GOP to open community centers to reach out to Black voters in battleground states

Hoping to build on the gains former President Donald Trump made with African American voters, the Republican National Committee says it plans to open Black Community Centers in states that are expected to be competitive in next year’s midterm elections.

The RNC has committed to spending $2 million on the outreach centers officials say they plan to begin opening as early as this spring in battleground states across the country.

“The RNC has made a dedicated effort to engage with the Black community year-round – not just a few weeks before a presidential election,” RNC Chairwoman Ronna McDaniel said in a statement to McClatchy. “We are serious about minority voter engagement because we know the Republican Party has an empowering message and policies that work for all Americans and the Black community.”

While Trump won just 12% of Black voters in the 2020 election, that still accounted for the largest share of any Republican presidential candidate since former Kansas Sen. Bob Dole’s unsuccessful bid for the White House in 1996, according to exit polls.

The former president improved on his 2016 performance, when he won 8% of Black voters nationwide. Trump’s campaign and the RNC opened “Black Voices” community centers in 15 cities with the RNC in the last election cycle.

Leases on those buildings have since lapsed, and the RNC has not said where the new centers will be. But officials with the group say its new community centers are likely to be located in similar cities and states to the ones they opened before.

In 2020, the RNC’s community centers were located in Michigan, Georgia, Ohio, Pennsylvania, North Carolina, Wisconsin and Florida. All of those states except Michigan have U.S. Senate races on the ballot in 2022.

The RNC said it also made a six-figure ad buy in Black newspapers in the month of February in many of those same states.

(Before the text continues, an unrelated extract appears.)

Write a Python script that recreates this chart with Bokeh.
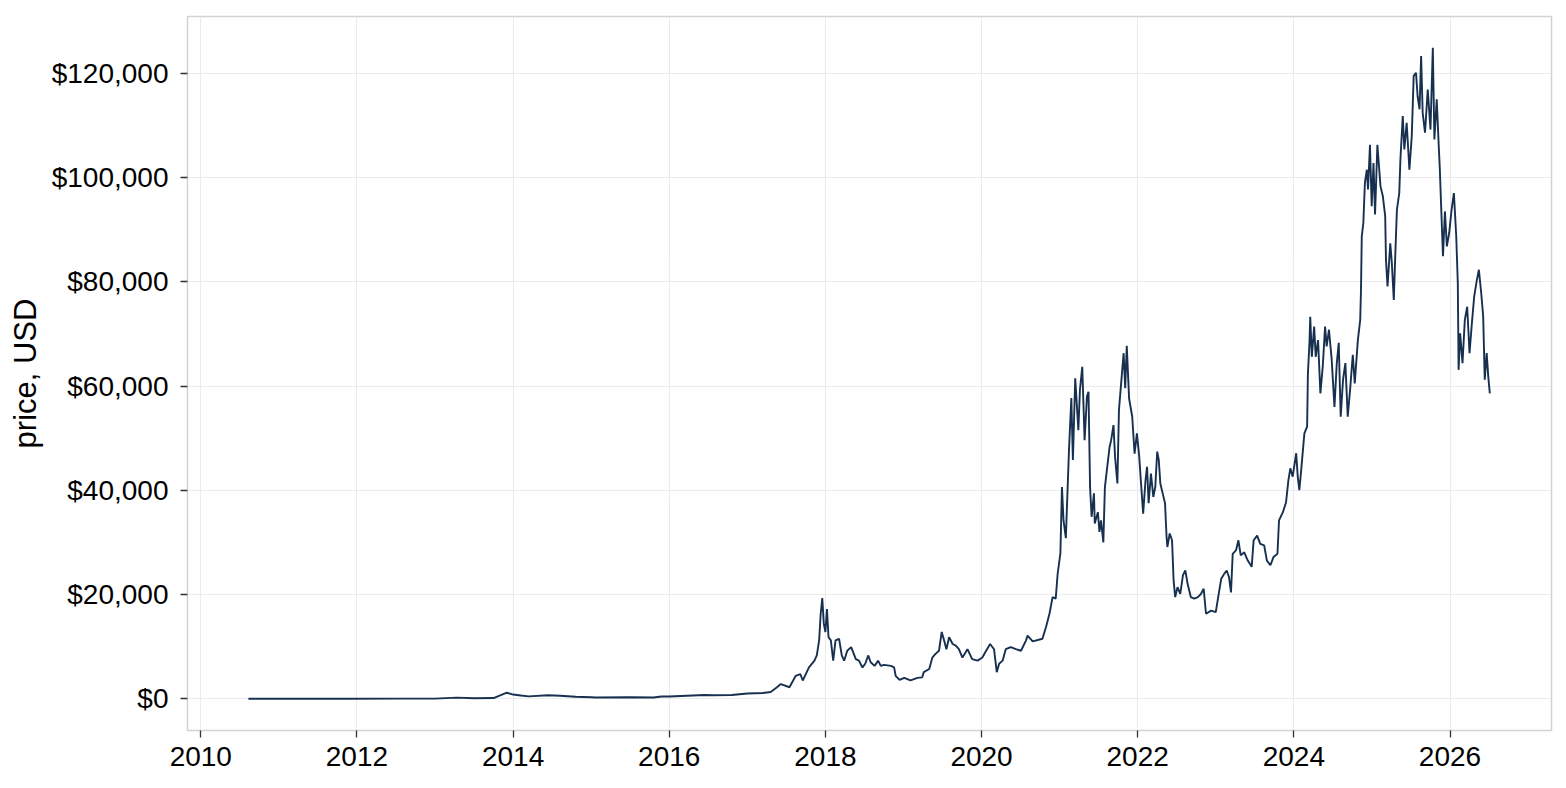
from bokeh.plotting import figure
from bokeh.models import FixedTicker, NumeralTickFormatter, Range1d
from bokeh.embed import file_html
from bokeh.resources import INLINE

# Decimal year of each observation
years = [
    2010.61, 2011.0, 2011.45, 2011.9, 2012.5, 2013.0, 2013.28, 2013.5, 2013.75, 2013.92,
    2014.0, 2014.1, 2014.2, 2014.45, 2014.6, 2014.8, 2015.0, 2015.05, 2015.5, 2015.8,
    2015.9, 2016.0, 2016.45, 2016.55, 2016.8, 2017.0, 2017.2, 2017.3, 2017.38, 2017.43,
    2017.54, 2017.62, 2017.68, 2017.71, 2017.79, 2017.86, 2017.89, 2017.92, 2017.94, 2017.96,
    2017.98, 2018.00, 2018.02, 2018.04, 2018.07, 2018.10, 2018.13, 2018.175, 2018.21, 2018.24,
    2018.28, 2018.33, 2018.39, 2018.43, 2018.475, 2018.51, 2018.55, 2018.58, 2018.63, 2018.675,
    2018.71, 2018.75, 2018.84, 2018.88, 2018.90, 2018.95, 2019.01, 2019.09, 2019.18, 2019.24,
    2019.26, 2019.33, 2019.37, 2019.41, 2019.455, 2019.49, 2019.52, 2019.55, 2019.585, 2019.63,
    2019.67, 2019.71, 2019.755, 2019.82, 2019.88, 2019.95, 2020.01, 2020.07, 2020.11, 2020.16,
    2020.195, 2020.225, 2020.27, 2020.31, 2020.375, 2020.44, 2020.505, 2020.57, 2020.59, 2020.655,
    2020.78, 2020.825, 2020.87, 2020.91, 2020.95, 2020.975, 2021.01, 2021.03, 2021.05, 2021.08,
    2021.10, 2021.12, 2021.15, 2021.17, 2021.20, 2021.24, 2021.26, 2021.29, 2021.32, 2021.35,
    2021.37, 2021.39, 2021.41, 2021.44, 2021.45, 2021.49, 2021.51, 2021.53, 2021.56, 2021.58,
    2021.61, 2021.64, 2021.66, 2021.69, 2021.71, 2021.74, 2021.76, 2021.795, 2021.82, 2021.84,
    2021.86, 2021.89, 2021.93, 2021.96, 2021.99, 2022.02, 2022.04, 2022.07, 2022.10, 2022.12,
    2022.14, 2022.17, 2022.20, 2022.225, 2022.25, 2022.27, 2022.29, 2022.32, 2022.35, 2022.37,
    2022.38, 2022.41, 2022.44, 2022.46, 2022.48, 2022.51, 2022.545, 2022.58, 2022.61, 2022.64,
    2022.68, 2022.725, 2022.77, 2022.81, 2022.845, 2022.875, 2022.94, 2023.00, 2023.045, 2023.07,
    2023.11, 2023.14, 2023.17, 2023.195, 2023.217, 2023.26, 2023.29, 2023.32, 2023.365, 2023.41,
    2023.46, 2023.485, 2023.53, 2023.57, 2023.62, 2023.655, 2023.70, 2023.74, 2023.79, 2023.81,
    2023.86, 2023.90, 2023.93, 2023.955, 2023.985, 2024.03, 2024.05, 2024.07, 2024.09, 2024.135,
    2024.17, 2024.18, 2024.20, 2024.21, 2024.23, 2024.26, 2024.28, 2024.31, 2024.34, 2024.37,
    2024.40, 2024.42, 2024.45, 2024.485, 2024.52, 2024.55, 2024.575, 2024.60, 2024.63, 2024.66,
    2024.69, 2024.72, 2024.755, 2024.78, 2024.82, 2024.85, 2024.86, 2024.87, 2024.89, 2024.91,
    2024.935, 2024.95, 2024.975, 2024.997, 2025.02, 2025.04, 2025.07, 2025.11, 2025.14, 2025.17,
    2025.18, 2025.20, 2025.235, 2025.255, 2025.28, 2025.30, 2025.32, 2025.35, 2025.365, 2025.395,
    2025.415, 2025.445, 2025.48, 2025.51, 2025.535, 2025.565, 2025.585, 2025.61, 2025.63, 2025.65,
    2025.68, 2025.715, 2025.75, 2025.78, 2025.80, 2025.83, 2025.856, 2025.87, 2025.885, 2025.91,
    2025.935, 2025.96, 2025.99, 2026.02, 2026.05, 2026.08, 2026.10, 2026.11, 2026.13, 2026.16,
    2026.19, 2026.22, 2026.25, 2026.28, 2026.31, 2026.345, 2026.37, 2026.40, 2026.425, 2026.445,
    2026.47, 2026.49, 2026.51,
]

# Price in US dollars
price_usd = [
    0.07, 0.3, 15, 3, 7, 13, 200, 90, 130, 1150,
    800, 620, 450, 650, 580, 380, 280, 220, 270, 240,
    420, 430, 700, 650, 700, 1000, 1100, 1300, 2200, 2800,
    2200, 4400, 4700, 3500, 6000, 7300, 8300, 11200, 16300, 19300,
    14400, 12800, 17200, 11800, 11200, 7300, 11200, 11500, 8300, 7300,
    9200, 9900, 7600, 7300, 6000, 6700, 8300, 7000, 6300, 7300,
    6300, 6500, 6300, 6000, 4400, 3600, 4000, 3500, 4000, 4100,
    5100, 5700, 7900, 8600, 9200, 12800, 11200, 9500, 11800, 10500,
    10200, 9500, 7900, 9500, 7600, 7300, 7900, 9500, 10500, 9500,
    5100, 6700, 7300, 9500, 9900, 9500, 9200, 11200, 12100, 11000,
    11500, 13700, 16300, 19500, 19200, 24000, 27900, 40600, 34200, 30800,
    39400, 47700, 57700, 45800, 61500, 51500, 59200, 63700, 49600, 58000,
    58900, 40600, 34900, 39400, 33600, 35800, 32000, 34200, 30000, 40600,
    44500, 48300, 49600, 52500, 46400, 41300, 55400, 61800, 66300, 59600,
    67700, 57600, 54100, 47000, 50900, 46400, 41900, 35500, 41900, 44500,
    37500, 43200, 38700, 40600, 47400, 45800, 41300, 39400, 37500, 31000,
    29100, 31700, 30400, 22700, 19500, 21400, 20100, 23700, 24600, 22000,
    19500, 19200, 19500, 20100, 21100, 16300, 16900, 16600, 20800, 23000,
    24000, 24600, 23300, 20400, 27800, 28500, 30400, 27500, 28100, 26500,
    25300, 30400, 31300, 29700, 29400, 26500, 25600, 27200, 27800, 34200,
    35800, 37700, 41900, 44200, 42600, 47100, 42600, 40000, 43200, 50900,
    52200, 62400, 68300, 73300, 65600, 71400, 65600, 68800, 58600, 63700,
    71400, 67600, 70800, 65000, 56000, 64400, 68300, 54100, 61200, 64400,
    54100, 59200, 66000, 60500, 68800, 72700, 78500, 88700, 91300, 99000,
    101500, 97700, 106300, 94500, 102800, 92900, 106300, 98300, 96400, 92600,
    84200, 79100, 87400, 83600, 76500, 85500, 93800, 97000, 103500, 111800,
    105400, 110500, 101500, 107900, 119500, 120100, 115600, 113100, 123300, 112400,
    108600, 116900, 109200, 124900, 107300, 115000, 106000, 101500, 95100, 84900,
    93500, 86800, 89400, 93800, 97000, 88700, 79700, 63100, 70100, 64400,
    72700, 75200, 66300, 72000, 77200, 80400, 82300, 77800, 73300, 61200,
    66300, 61800, 58600,
]

x_ticks = [2010, 2012, 2014, 2016, 2018, 2020, 2022, 2024, 2026]
y_ticks = [0, 20000, 40000, 60000, 80000, 100000, 120000]

FONT = "Liberation Sans"

p = figure(
    width=1566, height=788, output_backend="svg", toolbar_location=None,
    x_range=Range1d(2009.83, 2027.30), y_range=Range1d(-6100, 130900),
    min_border_left=187, min_border_right=15, min_border_top=16, min_border_bottom=58,
    background_fill_color="white", border_fill_color="white",
)

p.line(years, price_usd, line_color="#17304f", line_width=1.9)

p.xaxis.ticker = FixedTicker(ticks=x_ticks, minor_ticks=[])
p.xaxis.formatter = NumeralTickFormatter(format="0")
p.yaxis.ticker = FixedTicker(ticks=y_ticks, minor_ticks=[])
p.yaxis.formatter = NumeralTickFormatter(format="$0,0")
p.yaxis.axis_label = "price, USD"

for ax in (p.xaxis[0], p.yaxis[0]):
    ax.axis_line_color = None
    ax.major_tick_line_color = "#333333"
    ax.major_tick_line_width = 1.3
    ax.major_tick_out = 7
    ax.major_tick_in = 0
    ax.minor_tick_line_color = None
    ax.major_label_text_font = FONT
    ax.major_label_text_font_size = "28px"
    ax.major_label_text_color = "black"
    ax.axis_label_text_font = FONT
    ax.axis_label_text_font_size = "31px"
    ax.axis_label_text_font_style = "normal"
    ax.axis_label_text_color = "black"
    ax.axis_label_standoff = 6

p.yaxis.major_label_standoff = 12
p.xaxis.major_label_standoff = 9

p.xgrid.grid_line_color = "#ebebeb"
p.ygrid.grid_line_color = "#ebebeb"
p.xgrid.grid_line_width = 1.1
p.ygrid.grid_line_width = 1.1

p.outline_line_color = "#d2d2d2"
p.outline_line_width = 1.5

open("out.html", "w").write(file_html(p, INLINE))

Ads that are running in 23 Black newspapers in 13 states feature local Black Republicans and talk up policies the GOP says will be beneficial to Black communities.

In addition to the Senate, Republicans are also hopeful they can win back control of the U.S. House of Representatives in 2022 after cutting into Democrats’ majority in the last election.

But competing with Democrats for Black voters remains a tall order for the GOP. Black voters, and Black women in particular, are a core constituency of the Democratic Party.

President Joe Biden and Vice President Kamala Harris, the first Black woman to hold that office, have likewise said that racial equity will be a pillar of their agenda.

Paris Dennard, senior communications advisor for Black Media Affairs at the RNC, told McClatchy the money the GOP is spending on its Black engagement strategy is “in direct response to the positive gains made with Black voters for the GOP in 2020.”